The Hubble Space Telescope is one of the most successful space projects ever completed. When on the 24th of April, 1990 it was carried into orbit by the space shuttle after a combined by NASA and the European Space Agency; no one could have predicted how successful it was going to be. The Hubble is not the largest or most powerful telescope but it is arguably the most famous.
The reason for its success with the public was because of the incredible pictures it managed to take in the visible spectrum of light (in which it specialised), by orbiting outside of the Earth’s atmosphere which meant less distortion. In 2003-2004 the Hubble gathered data from the Ultra Deep Field in space and sent back pictures that looked the deepest into space any telescope had ever done going back 13 billion years. It was not just a publicity stunt to get people involved (although it was very successful at that) but the science that came out of it is amazing. The biggest breakthrough was the ability to estimate the rate of the expansion of the Universe; this in turn helped accurately measure the life of the Universe. Other successes include helping prove the existence of black holes and dark energy.

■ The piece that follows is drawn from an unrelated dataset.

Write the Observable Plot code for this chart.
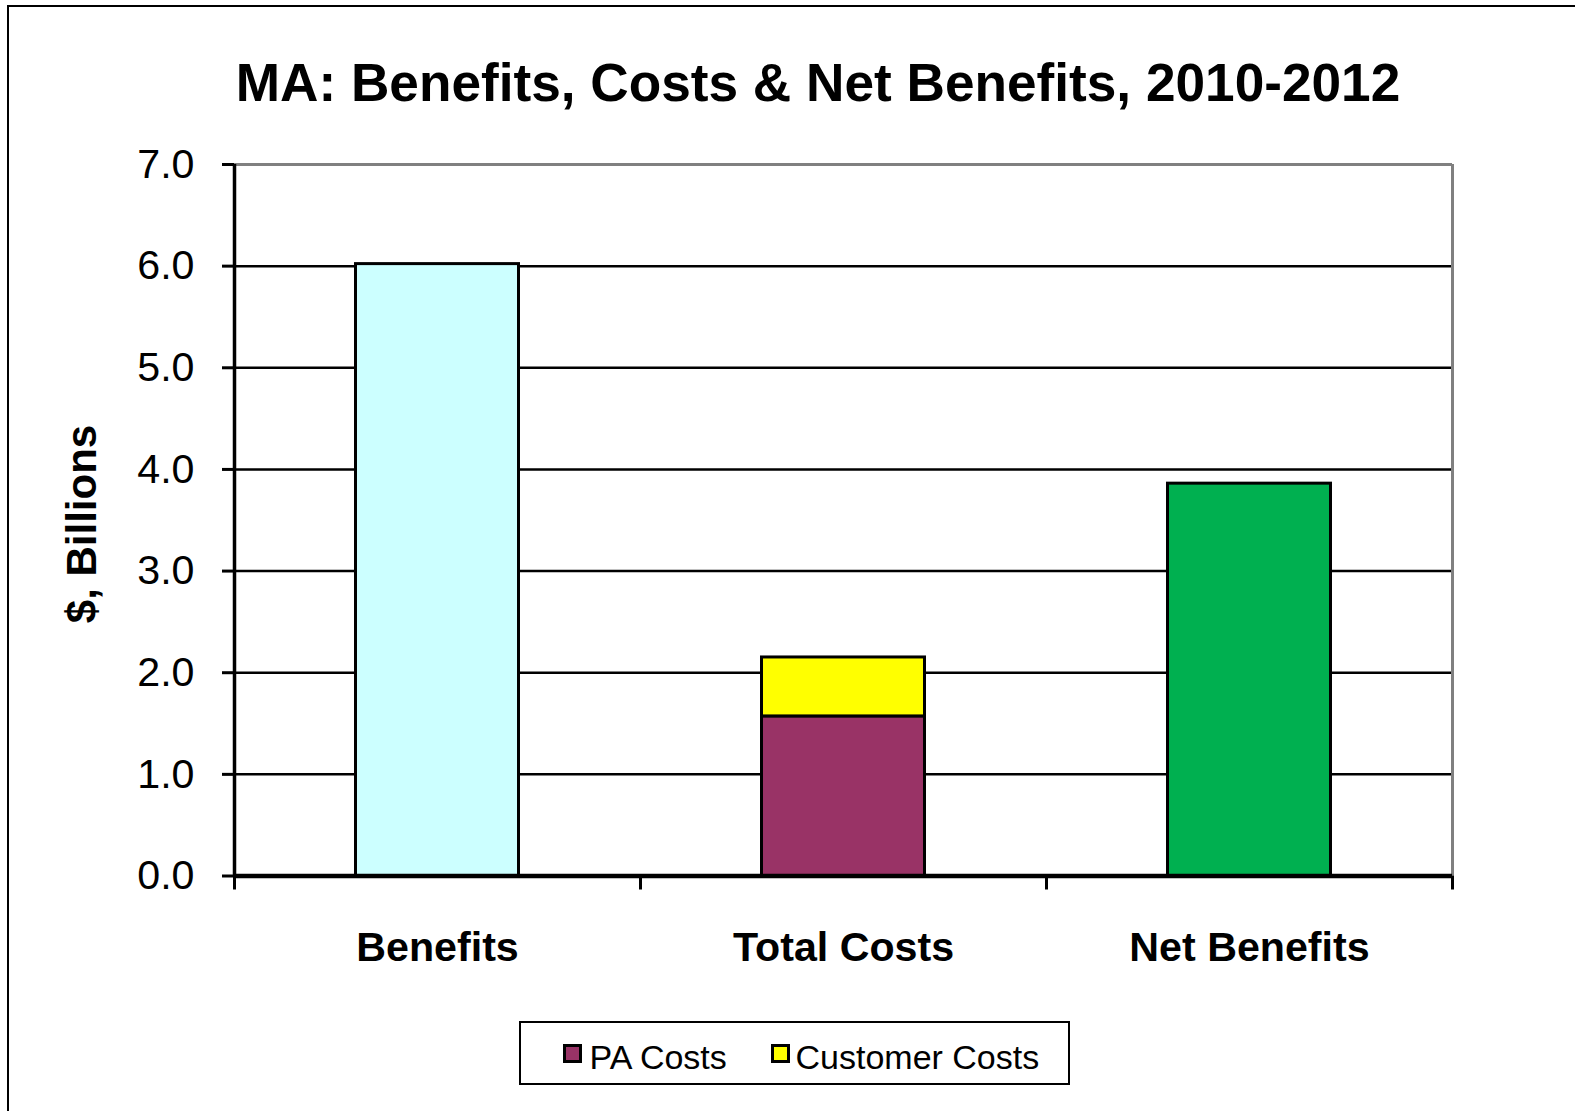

The Hubble is one of NASA’s four ‘Great Observatories’ and the only one that is able to be serviced by astronauts in space. As a result, the Hubble has constantly been updated with new equipment and to replace old and failing parts. There have been 5 servicing missions from 1993-2009 and there are not expected to be any more. This means that in 2014 the telescope will be taken out of orbit and replaced with the James Webb Space Telescope.
There were ideas for a space telescope from as early as 1923 but the Hubble’s funding started in the 1970s when the proposed date of launch was meant to be 1983. The construction was a disaster – it is now mainly blamed on the poor managerial skills of NASA – and the budget was also missed. The launch date was pushed back further and further and unfortunately when it got to 1986 the Challenger space shuttle disaster occurred. The result was a major investigation ordered by Ronald Reagan, further delaying the project. When it did finally launch it was not over, scientists found that the mirror of the telescope had not been ground properly, altering the quality of the pictures. However, in 1983 the first service mission was completed and the results were remarkable.